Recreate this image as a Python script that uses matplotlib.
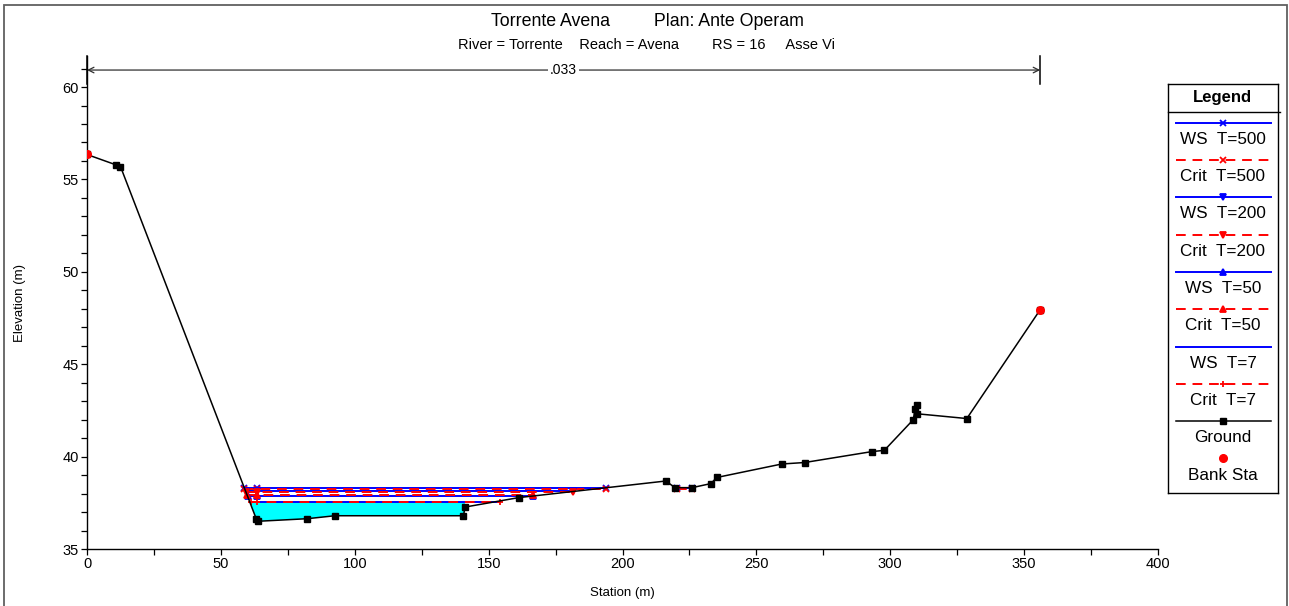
import matplotlib
matplotlib.use("Agg")
import matplotlib.pyplot as plt
from matplotlib.patches import Rectangle
import numpy as np

plt.rcParams['font.family'] = ['Liberation Sans', 'DejaVu Sans']

# ---------------- data ----------------
ground_sta = [0.0, 11.0, 12.5, 63.3, 63.8, 82.3, 92.6, 140.6, 141.2, 161.2,
              216.2, 219.6, 226.0, 233.0, 235.2, 259.5, 268.0, 293.1, 297.8,
              308.6, 309.3, 309.9, 309.9, 328.6, 356.0]
ground_elev = [56.35, 55.78, 55.70, 36.60, 36.50, 36.64, 36.80, 36.80, 37.27, 37.78,
               38.68, 38.32, 38.32, 38.54, 38.87, 39.60, 39.68, 40.27, 40.34,
               42.00, 42.60, 42.80, 42.32, 42.06, 47.95]

bank_sta = [0.0, 356.0]
bank_elev = [56.35, 47.95]

# profiles: name, elevation, segments (start, end) stations, marker stations
profile_names = ["WS T=500", "Crit T=500", "WS T=200", "Crit T=200",
                 "WS T=50", "Crit T=50", "WS T=7", "Crit T=7"]
profile_elev = [38.30, 38.27, 38.15, 38.10, 37.86, 37.91, 37.55, 37.53]
profile_segments = [
    [(58.7, 193.8), (220.3, 226.0)],
    [(58.8, 193.8), (220.3, 226.0)],
    [(59.2, 181.4)],
    [(59.3, 181.4)],
    [(60.0, 166.7)],
    [(59.8, 166.7)],
    [(60.8, 154.2)],
    [(60.9, 154.2)],
]
profile_markers = [
    [58.7, 63.4, 193.8, 220.3, 226.0],
    [58.8, 63.4, 193.8, 220.3, 226.0],
    [59.2, 63.4, 181.4],
    [59.3, 63.4, 181.4],
    [60.0, 63.4, 166.7],
    [59.8, 63.4, 166.7],
    [],
    [61.2, 63.4, 154.2],
]
fill_range = (60.8, 141.2)   # wetted area shown for lowest profile

n_value_label = ".033"
n_value_range = (0.0, 356.0)

title_line1 = "Torrente Avena         Plan: Ante Operam"
title_line2 = "River = Torrente    Reach = Avena        RS = 16     Asse Vi"

# ---------------- styles ----------------
prof_colors = ['#0000ff', '#ff0000'] * 4
prof_ls = ['-', (0, (5, 3.5))] * 4
prof_markers = ['x', 'x', 'v', 'v', '^', '^', None, '+']

W, H = 1289, 606
fig = plt.figure(figsize=(W / 100, H / 100), dpi=100)

# outer frame
fig.patches.append(Rectangle((4 / W, -0.02), (1286.5 - 4) / W, 1 - 5.3 / H + 0.02,
                             transform=fig.transFigure, fill=False,
                             edgecolor='#606060', linewidth=1.3))

ax = fig.add_axes([87 / W, 1 - 549 / H, (1158 - 87) / W, (549 - 56) / H])
ax.set_xlim(0, 400)
ax.set_ylim(35, 61.68)
for s in ['top', 'right']:
    ax.spines[s].set_visible(False)
for s in ['left', 'bottom']:
    ax.spines[s].set_linewidth(1.0)

ax.set_xticks(np.arange(0, 401, 50))
ax.set_xticks(np.arange(0, 401, 25), minor=True)
ax.set_yticks(np.arange(35, 61, 5))
ax.set_yticks(np.arange(35, 62, 1), minor=True)
ax.tick_params(which='both', direction='out', length=4, width=0.9, labelsize=10.5, pad=2)
ax.set_xlabel("Station (m)", fontsize=9.5, labelpad=11)
ax.set_ylabel("Elevation (m)", fontsize=9.5, labelpad=26)

# wetted fill for lowest WS
gs = np.array(ground_sta)
ge = np.array(ground_elev)
x0, x1 = fill_range
inner = [(s, e) for s, e in zip(gs, ge) if x0 < s <= x1]
fx = [x0] + [p[0] for p in inner] + [x1]
fy = [profile_elev[6]] + [p[1] for p in inner] + [profile_elev[6]]
ax.fill(fx, fy, color='#00ffff', zorder=1, linewidth=0)

# profiles
for i in range(len(profile_names)):
    el = profile_elev[i]
    for (a, b) in profile_segments[i]:
        ax.plot([a, b], [el, el], color=prof_colors[i], linestyle=prof_ls[i],
                linewidth=1.4, zorder=2 + i * 0.1)
    if prof_markers[i] is not None and profile_markers[i]:
        ax.plot(profile_markers[i], [el] * len(profile_markers[i]), linestyle='none',
                marker=prof_markers[i], color=prof_colors[i], markersize=5,
                markeredgewidth=1.3, zorder=4)

# ground
ax.plot(ground_sta, ground_elev, color='black', linewidth=1.1, marker='s',
        markersize=4.3, zorder=5)
ax.plot(bank_sta, bank_elev, linestyle='none', marker='o', color='#ff0000',
        markersize=5.5, zorder=6)

# n-value bracket
yb = 60.92
ax.annotate('', xy=(n_value_range[0], yb), xytext=(n_value_range[1], yb),
            arrowprops=dict(arrowstyle='<->', lw=0.9, color='#303030',
                            shrinkA=0, shrinkB=0, mutation_scale=10),
            annotation_clip=False)
for xb in n_value_range:
    ax.plot([xb, xb], [60.15, 61.66], color='black', linewidth=1.1, clip_on=False)
ax.text(sum(n_value_range) / 2, yb, n_value_label, ha='center', va='center',
        fontsize=10, bbox=dict(facecolor='white', edgecolor='none', pad=1.5))

# titles
fig.text(0.5 + 2.5 / W, 1 - 21.7 / H, title_line1, ha='center', va='center', fontsize=12.8)
fig.text(0.5 + 2.5 / W, 1 - 45 / H, title_line2, ha='center', va='center', fontsize=10.5)

# legend
lx0, lx1, ly0, ly1 = 1168, 1277.5, 84, 493
lax = fig.add_axes([lx0 / W, 1 - ly1 / H, (lx1 - lx0) / W, (ly1 - ly0) / H])
lax.set_xlim(lx0, lx1)
lax.set_ylim(ly1, ly0)
lax.set_xticks([])
lax.set_yticks([])
for s in lax.spines.values():
    s.set_linewidth(1.0)
lax.plot([lx0, lx1 + 2], [111.7, 111.7], color='black', linewidth=1.0, clip_on=False)
lax.text((lx0 + lx1) / 2, 97.5, "Legend", ha='center', va='center', fontsize=12,
         fontweight='bold')
cx = 1223
for i in range(len(profile_names)):
    yl = 122.7 + i * 37.3
    lax.plot([1176, 1271], [yl, yl], color=prof_colors[i], linestyle=prof_ls[i],
             linewidth=1.4)
    if prof_markers[i] is not None:
        lax.plot([cx], [yl], marker=prof_markers[i], color=prof_colors[i],
                 markersize=5, markeredgewidth=1.3, linestyle='none')
    lax.text(cx, yl + 16.6, profile_names[i].replace(' ', '  '), ha='center',
             va='center', fontsize=12.3)
yl = 122.7 + 8 * 37.3
lax.plot([1176, 1271], [yl, yl], color='black', linewidth=1.1)
lax.plot([cx], [yl], marker='s', color='black', markersize=4.3)
lax.text(cx, yl + 16.6, "Ground", ha='center', va='center', fontsize=12.3)
yl = 122.7 + 9 * 37.3
lax.plot([cx], [yl], marker='o', color='#ff0000', markersize=5.5)
lax.text(cx, yl + 16.6, "Bank Sta", ha='center', va='center', fontsize=12.3)

fig.savefig("out.png", dpi=100)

▶ _Description of the task_
Transcribe the listing in full and omit the pictures.

▶ _Exercise response_
Recreate this image as a Python script that uses matplotlib.
import matplotlib
matplotlib.use("Agg")
import matplotlib.pyplot as plt
from matplotlib.patches import Rectangle
import numpy as np

plt.rcParams['font.family'] = ['Liberation Sans', 'DejaVu Sans']

# ---------------- data ----------------
ground_sta = [0.0, 11.0, 12.5, 63.3, 63.8, 82.3, 92.6, 140.6, 141.2, 161.2,
              216.2, 219.6, 226.0, 233.0, 235.2, 259.5, 268.0, 293.1, 297.8,
              308.6, 309.3, 309.9, 309.9, 328.6, 356.0]
ground_elev = [56.35, 55.78, 55.70, 36.60, 36.50, 36.64, 36.80, 36.80, 37.27, 37.78,
               38.68, 38.32, 38.32, 38.54, 38.87, 39.60, 39.68, 40.27, 40.34,
               42.00, 42.60, 42.80, 42.32, 42.06, 47.95]

bank_sta = [0.0, 356.0]
bank_elev = [56.35, 47.95]

# profiles: name, elevation, segments (start, end) stations, marker stations
profile_names = ["WS T=500", "Crit T=500", "WS T=200", "Crit T=200",
                 "WS T=50", "Crit T=50", "WS T=7", "Crit T=7"]
profile_elev = [38.30, 38.27, 38.15, 38.10, 37.86, 37.91, 37.55, 37.53]
profile_segments = [
    [(58.7, 193.8), (220.3, 226.0)],
    [(58.8, 193.8), (220.3, 226.0)],
    [(59.2, 181.4)],
    [(59.3, 181.4)],
    [(60.0, 166.7)],
    [(59.8, 166.7)],
    [(60.8, 154.2)],
    [(60.9, 154.2)],
]
profile_markers = [
    [58.7, 63.4, 193.8, 220.3, 226.0],
    [58.8, 63.4, 193.8, 220.3, 226.0],
    [59.2, 63.4, 181.4],
    [59.3, 63.4, 181.4],
    [60.0, 63.4, 166.7],
    [59.8, 63.4, 166.7],
    [],
    [61.2, 63.4, 154.2],
]
fill_range = (60.8, 141.2)   # wetted area shown for lowest profile

n_value_label = ".033"
n_value_range = (0.0, 356.0)

title_line1 = "Torrente Avena         Plan: Ante Operam"
title_line2 = "River = Torrente    Reach = Avena        RS = 16     Asse Vi"

# ---------------- styles ----------------
prof_colors = ['#0000ff', '#ff0000'] * 4
prof_ls = ['-', (0, (5, 3.5))] * 4
prof_markers = ['x', 'x', 'v', 'v', '^', '^', None, '+']

W, H = 1289, 606
fig = plt.figure(figsize=(W / 100, H / 100), dpi=100)

# outer frame
fig.patches.append(Rectangle((4 / W, -0.02), (1286.5 - 4) / W, 1 - 5.3 / H + 0.02,
                             transform=fig.transFigure, fill=False,
                             edgecolor='#606060', linewidth=1.3))

ax = fig.add_axes([87 / W, 1 - 549 / H, (1158 - 87) / W, (549 - 56) / H])
ax.set_xlim(0, 400)
ax.set_ylim(35, 61.68)
for s in ['top', 'right']:
    ax.spines[s].set_visible(False)
for s in ['left', 'bottom']:
    ax.spines[s].set_linewidth(1.0)

ax.set_xticks(np.arange(0, 401, 50))
ax.set_xticks(np.arange(0, 401, 25), minor=True)
ax.set_yticks(np.arange(35, 61, 5))
ax.set_yticks(np.arange(35, 62, 1), minor=True)
ax.tick_params(which='both', direction='out', length=4, width=0.9, labelsize=10.5, pad=2)
ax.set_xlabel("Station (m)", fontsize=9.5, labelpad=11)
ax.set_ylabel("Elevation (m)", fontsize=9.5, labelpad=26)

# wetted fill for lowest WS
gs = np.array(ground_sta)
ge = np.array(ground_elev)
x0, x1 = fill_range
inner = [(s, e) for s, e in zip(gs, ge) if x0 < s <= x1]
fx = [x0] + [p[0] for p in inner] + [x1]
fy = [profile_elev[6]] + [p[1] for p in inner] + [profile_elev[6]]
ax.fill(fx, fy, color='#00ffff', zorder=1, linewidth=0)

# profiles
for i in range(len(profile_names)):
    el = profile_elev[i]
    for (a, b) in profile_segments[i]:
        ax.plot([a, b], [el, el], color=prof_colors[i], linestyle=prof_ls[i],
                linewidth=1.4, zorder=2 + i * 0.1)
    if prof_markers[i] is not None and profile_markers[i]:
        ax.plot(profile_markers[i], [el] * len(profile_markers[i]), linestyle='none',
                marker=prof_markers[i], color=prof_colors[i], markersize=5,
                markeredgewidth=1.3, zorder=4)

# ground
ax.plot(ground_sta, ground_elev, color='black', linewidth=1.1, marker='s',
        markersize=4.3, zorder=5)
ax.plot(bank_sta, bank_elev, linestyle='none', marker='o', color='#ff0000',
        markersize=5.5, zorder=6)

# n-value bracket
yb = 60.92
ax.annotate('', xy=(n_value_range[0], yb), xytext=(n_value_range[1], yb),
            arrowprops=dict(arrowstyle='<->', lw=0.9, color='#303030',
                            shrinkA=0, shrinkB=0, mutation_scale=10),
            annotation_clip=False)
for xb in n_value_range:
    ax.plot([xb, xb], [60.15, 61.66], color='black', linewidth=1.1, clip_on=False)
ax.text(sum(n_value_range) / 2, yb, n_value_label, ha='center', va='center',
        fontsize=10, bbox=dict(facecolor='white', edgecolor='none', pad=1.5))

# titles
fig.text(0.5 + 2.5 / W, 1 - 21.7 / H, title_line1, ha='center', va='center', fontsize=12.8)
fig.text(0.5 + 2.5 / W, 1 - 45 / H, title_line2, ha='center', va='center', fontsize=10.5)

# legend
lx0, lx1, ly0, ly1 = 1168, 1277.5, 84, 493
lax = fig.add_axes([lx0 / W, 1 - ly1 / H, (lx1 - lx0) / W, (ly1 - ly0) / H])
lax.set_xlim(lx0, lx1)
lax.set_ylim(ly1, ly0)
lax.set_xticks([])
lax.set_yticks([])
for s in lax.spines.values():
    s.set_linewidth(1.0)
lax.plot([lx0, lx1 + 2], [111.7, 111.7], color='black', linewidth=1.0, clip_on=False)
lax.text((lx0 + lx1) / 2, 97.5, "Legend", ha='center', va='center', fontsize=12,
         fontweight='bold')
cx = 1223
for i in range(len(profile_names)):
    yl = 122.7 + i * 37.3
    lax.plot([1176, 1271], [yl, yl], color=prof_colors[i], linestyle=prof_ls[i],
             linewidth=1.4)
    if prof_markers[i] is not None:
        lax.plot([cx], [yl], marker=prof_markers[i], color=prof_colors[i],
                 markersize=5, markeredgewidth=1.3, linestyle='none')
    lax.text(cx, yl + 16.6, profile_names[i].replace(' ', '  '), ha='center',
             va='center', fontsize=12.3)
yl = 122.7 + 8 * 37.3
lax.plot([1176, 1271], [yl, yl], color='black', linewidth=1.1)
lax.plot([cx], [yl], marker='s', color='black', markersize=4.3)
lax.text(cx, yl + 16.6, "Ground", ha='center', va='center', fontsize=12.3)
yl = 122.7 + 9 * 37.3
lax.plot([cx], [yl], marker='o', color='#ff0000', markersize=5.5)
lax.text(cx, yl + 16.6, "Bank Sta", ha='center', va='center', fontsize=12.3)

fig.savefig("out.png", dpi=100)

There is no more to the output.